Using AI Chatbots to Support Learning in Higher Education

By Jonathan Boymal

Generative AI has emerged as one of the most fascinating tales of our times, and has captured the attention of educators and students alike. OpenAI, the company behind tools like DALL-E 2, was responsible for the development of ChatGPT, which quickly gained popularity upon its release last November. In just five days, over a million people signed up to test this AI chatbot. Since then, five other Large Language Models have been released, including GPT-4 and Bing AI.

The emergence of AI chatbots raises important questions about the role of AI in higher education. Research shows that occupations and industries related to higher education are more exposed to advances in language modelling than others, suggesting that they may face greater disruption or transformation in the near future.

As AI technology continues to advance, many of our students will likely use generative AI in their future jobs. The rise of generative AI has challenged the notion that jobs requiring creativity, compared to those involving more routine, repetitive and highly-structured tasks, are relatively immune to disruption from technology. One of the key benefits of incorporating generative AI into higher education is that it can help students develop important skills that will be essential to the future of work.

For instance, many jobs will involve a "sandwich" workflow, in which a human provides a prompt to the AI, the AI generates a menu of options, and the human chooses an option and adds any final touches. This type of workflow requires students to be able to make decisions, and edit and verify the output of the AI.

AI chatbots also have the potential to foster conceptual understanding and transfer. By providing students with a range of compelling examples and applications of a particular concept in different contexts, students can develop a deeper understanding of the concept by spotting patterns in new contexts. This process can also facilitate transfer by helping students to reference their prior knowledge when faced with new problems.

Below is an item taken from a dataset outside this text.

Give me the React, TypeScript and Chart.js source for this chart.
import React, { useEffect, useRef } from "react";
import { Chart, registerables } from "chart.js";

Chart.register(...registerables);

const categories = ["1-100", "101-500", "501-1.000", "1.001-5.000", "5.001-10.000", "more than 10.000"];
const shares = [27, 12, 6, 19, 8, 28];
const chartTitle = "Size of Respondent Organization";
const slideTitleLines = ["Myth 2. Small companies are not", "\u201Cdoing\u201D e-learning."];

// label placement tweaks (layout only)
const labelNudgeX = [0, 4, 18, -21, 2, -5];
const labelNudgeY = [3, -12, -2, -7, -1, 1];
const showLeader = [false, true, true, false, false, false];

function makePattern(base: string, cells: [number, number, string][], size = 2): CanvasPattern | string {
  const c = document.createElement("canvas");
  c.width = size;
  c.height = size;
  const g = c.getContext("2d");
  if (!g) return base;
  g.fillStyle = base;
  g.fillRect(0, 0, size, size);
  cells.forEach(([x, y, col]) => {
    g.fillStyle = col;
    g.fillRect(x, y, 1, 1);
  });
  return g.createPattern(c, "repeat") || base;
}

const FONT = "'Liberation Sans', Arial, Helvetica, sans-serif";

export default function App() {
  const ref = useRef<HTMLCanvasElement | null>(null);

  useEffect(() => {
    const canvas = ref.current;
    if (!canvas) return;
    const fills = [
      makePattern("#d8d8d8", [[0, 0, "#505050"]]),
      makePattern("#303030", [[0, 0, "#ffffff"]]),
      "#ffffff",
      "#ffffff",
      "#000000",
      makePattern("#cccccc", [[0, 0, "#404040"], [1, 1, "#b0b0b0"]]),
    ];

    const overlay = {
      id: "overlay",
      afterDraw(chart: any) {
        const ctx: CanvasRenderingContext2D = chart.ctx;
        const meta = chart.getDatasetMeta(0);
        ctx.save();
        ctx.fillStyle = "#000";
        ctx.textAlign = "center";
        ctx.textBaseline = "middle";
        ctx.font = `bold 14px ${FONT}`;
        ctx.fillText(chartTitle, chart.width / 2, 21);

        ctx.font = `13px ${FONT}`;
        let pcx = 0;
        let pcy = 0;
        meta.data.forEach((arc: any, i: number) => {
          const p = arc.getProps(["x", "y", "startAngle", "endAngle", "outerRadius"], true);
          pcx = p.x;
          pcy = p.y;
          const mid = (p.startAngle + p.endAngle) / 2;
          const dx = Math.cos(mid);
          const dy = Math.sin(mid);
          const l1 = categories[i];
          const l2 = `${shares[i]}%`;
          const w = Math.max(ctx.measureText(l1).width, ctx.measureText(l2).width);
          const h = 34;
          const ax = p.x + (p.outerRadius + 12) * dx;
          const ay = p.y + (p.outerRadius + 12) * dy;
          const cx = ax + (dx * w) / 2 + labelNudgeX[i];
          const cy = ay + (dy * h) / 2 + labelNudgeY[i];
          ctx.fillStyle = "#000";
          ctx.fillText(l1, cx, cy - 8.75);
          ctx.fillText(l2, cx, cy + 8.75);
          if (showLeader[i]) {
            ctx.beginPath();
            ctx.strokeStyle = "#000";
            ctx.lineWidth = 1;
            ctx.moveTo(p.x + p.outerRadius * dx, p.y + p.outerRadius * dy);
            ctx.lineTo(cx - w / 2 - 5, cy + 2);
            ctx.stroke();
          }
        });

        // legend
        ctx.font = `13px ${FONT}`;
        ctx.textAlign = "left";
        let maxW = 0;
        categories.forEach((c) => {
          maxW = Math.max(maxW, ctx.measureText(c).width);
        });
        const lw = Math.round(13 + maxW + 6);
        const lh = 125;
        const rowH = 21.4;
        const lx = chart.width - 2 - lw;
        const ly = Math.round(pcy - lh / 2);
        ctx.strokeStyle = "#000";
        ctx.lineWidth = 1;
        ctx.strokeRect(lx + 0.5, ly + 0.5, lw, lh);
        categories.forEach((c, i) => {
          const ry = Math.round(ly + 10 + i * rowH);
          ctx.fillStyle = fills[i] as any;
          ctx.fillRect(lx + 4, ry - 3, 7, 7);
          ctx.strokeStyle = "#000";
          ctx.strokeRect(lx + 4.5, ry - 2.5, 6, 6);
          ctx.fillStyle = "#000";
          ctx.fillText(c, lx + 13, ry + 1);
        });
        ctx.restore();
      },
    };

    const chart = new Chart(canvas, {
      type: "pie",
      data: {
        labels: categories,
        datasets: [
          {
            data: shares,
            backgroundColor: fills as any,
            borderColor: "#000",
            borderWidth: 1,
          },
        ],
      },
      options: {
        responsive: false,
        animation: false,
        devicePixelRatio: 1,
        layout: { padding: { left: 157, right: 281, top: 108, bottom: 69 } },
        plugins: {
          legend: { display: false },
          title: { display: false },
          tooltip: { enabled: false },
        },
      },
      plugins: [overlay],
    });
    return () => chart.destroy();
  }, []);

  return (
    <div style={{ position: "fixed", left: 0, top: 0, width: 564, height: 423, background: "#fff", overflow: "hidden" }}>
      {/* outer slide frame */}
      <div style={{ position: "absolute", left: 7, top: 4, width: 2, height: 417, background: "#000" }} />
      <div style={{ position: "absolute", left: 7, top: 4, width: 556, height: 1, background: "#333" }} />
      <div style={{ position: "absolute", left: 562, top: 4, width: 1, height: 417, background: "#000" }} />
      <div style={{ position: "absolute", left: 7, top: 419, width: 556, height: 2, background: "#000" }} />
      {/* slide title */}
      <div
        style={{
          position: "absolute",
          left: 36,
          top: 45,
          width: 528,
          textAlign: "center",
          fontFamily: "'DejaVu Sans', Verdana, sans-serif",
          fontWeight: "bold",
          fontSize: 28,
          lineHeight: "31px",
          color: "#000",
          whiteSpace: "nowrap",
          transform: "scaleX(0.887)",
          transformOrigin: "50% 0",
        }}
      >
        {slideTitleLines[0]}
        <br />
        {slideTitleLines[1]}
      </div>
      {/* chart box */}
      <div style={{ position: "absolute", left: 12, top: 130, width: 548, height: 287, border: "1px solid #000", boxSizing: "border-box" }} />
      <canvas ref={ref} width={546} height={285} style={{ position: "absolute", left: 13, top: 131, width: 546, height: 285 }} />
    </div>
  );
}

Another benefit of AI chatbots is their capacity to promote understanding and critical thinking. Students can ask ChatGPT to explain concepts to them “like they were 10 years old” as a check on their own knowledge. ChatGPT can also benefit students by helping them to overcome the "illusion of explanatory depth", where individuals believe they have a deeper understanding of a concept than they actually do. By using ChatGPT to require students to explain a concept step by step and review and improve upon the AI's output, students can engage in self-explanation and identify any gaps in their understanding. This may require using methods of assessment that value the processes and experiences of learning rather than relying on a single artefact like an essay.

In addition, generative AI can help educators create retrieval practice activities for their students. Traditionally, quizzes have been used for this purpose, and generative AI can draft questions quickly and suggest feedback, making the process more efficient

One of the key limitations of AI chatbots is the fact that they have no understanding of content and do not evaluate information for accuracy or importance. Educators can support their students to engage in deep and critical thinking to evaluate and verify the accuracy of what has been generated, rather than viewing the output as the end of the process. Students can be asked to articulate what they have learned and then respond to their reflections as evidence of learning.

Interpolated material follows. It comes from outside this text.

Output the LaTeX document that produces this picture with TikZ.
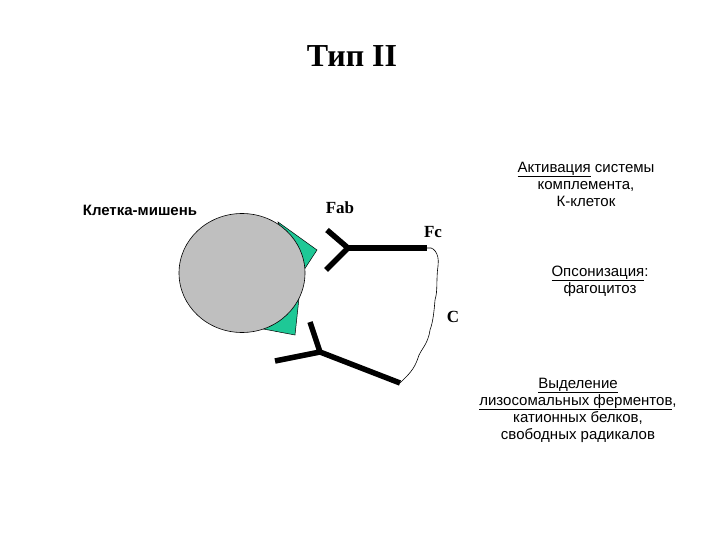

In addition to promoting conceptual understanding and critical thinking, AI chatbots can also be used to enhance writing and language skills. By highlighting problematic punctuation, suggesting ways to tighten prose, and offering instruction on building complex sentences, AI chatbots can be help students overcome writing inertia. Providing students with a “writing companion” could enhance their confidence in the final version of their work and reclaim ideas that would otherwise be lost because of poor communication. AI chatbots can also be used as a brainstorming tool, providing students with ideas and prompts to help stimulate their creative thinking and get them started on writing projects.

In this way, AI chatbots can also play a role as a Socratic coach, drawing students into dialogue, asking them questions, getting them to ask questions in turn and iteratively improving their text in dialogue with the AI. This provides students a safe and guided environment to practice applying their knowledge.

AI chatbots have the potential to revolutionise the way we think about education. But will they be adopted by academic staff? There is a stereotype that educators are resistant or hesitant to adopting innovations. According to the technology adoption curve, only a small percentage of faculty would fall into the category of innovators and early adopters, with the majority falling into the middle as followers, and a small group of laggards who resist change.

An alternative perspective is that the main barriers to adoption of AI chatbots as a learning tool are related to broader institutional systems rather than educator interest and motivation. The literature suggests that these include: supporting a culture of peer learning among academic staff; providing a safe place to experiment; recognising the diversity of adopters and designing training and support accordingly; providing academic staff with agency and; aligning the technology with existing pedagogical practices. Recognising the role of workload in adoption, aligning adoption with institutional strategies, and gathering student and staff feedback are also crucial.

As AI technology advances, AI chatbots will likely play an increasingly important role in education, from deepening conceptual understanding and facilitating transfer to improving writing and language skills. As we consider the potential for AI chatbots to transform the way we learn, it's essential to carefully evaluate whether it's the right fit for our students. Educators and institutions must decide how to leverage the potential of AI chatbots in the most effective and meaningful way. Ultimately, it’s up to us to decide how to harness its power.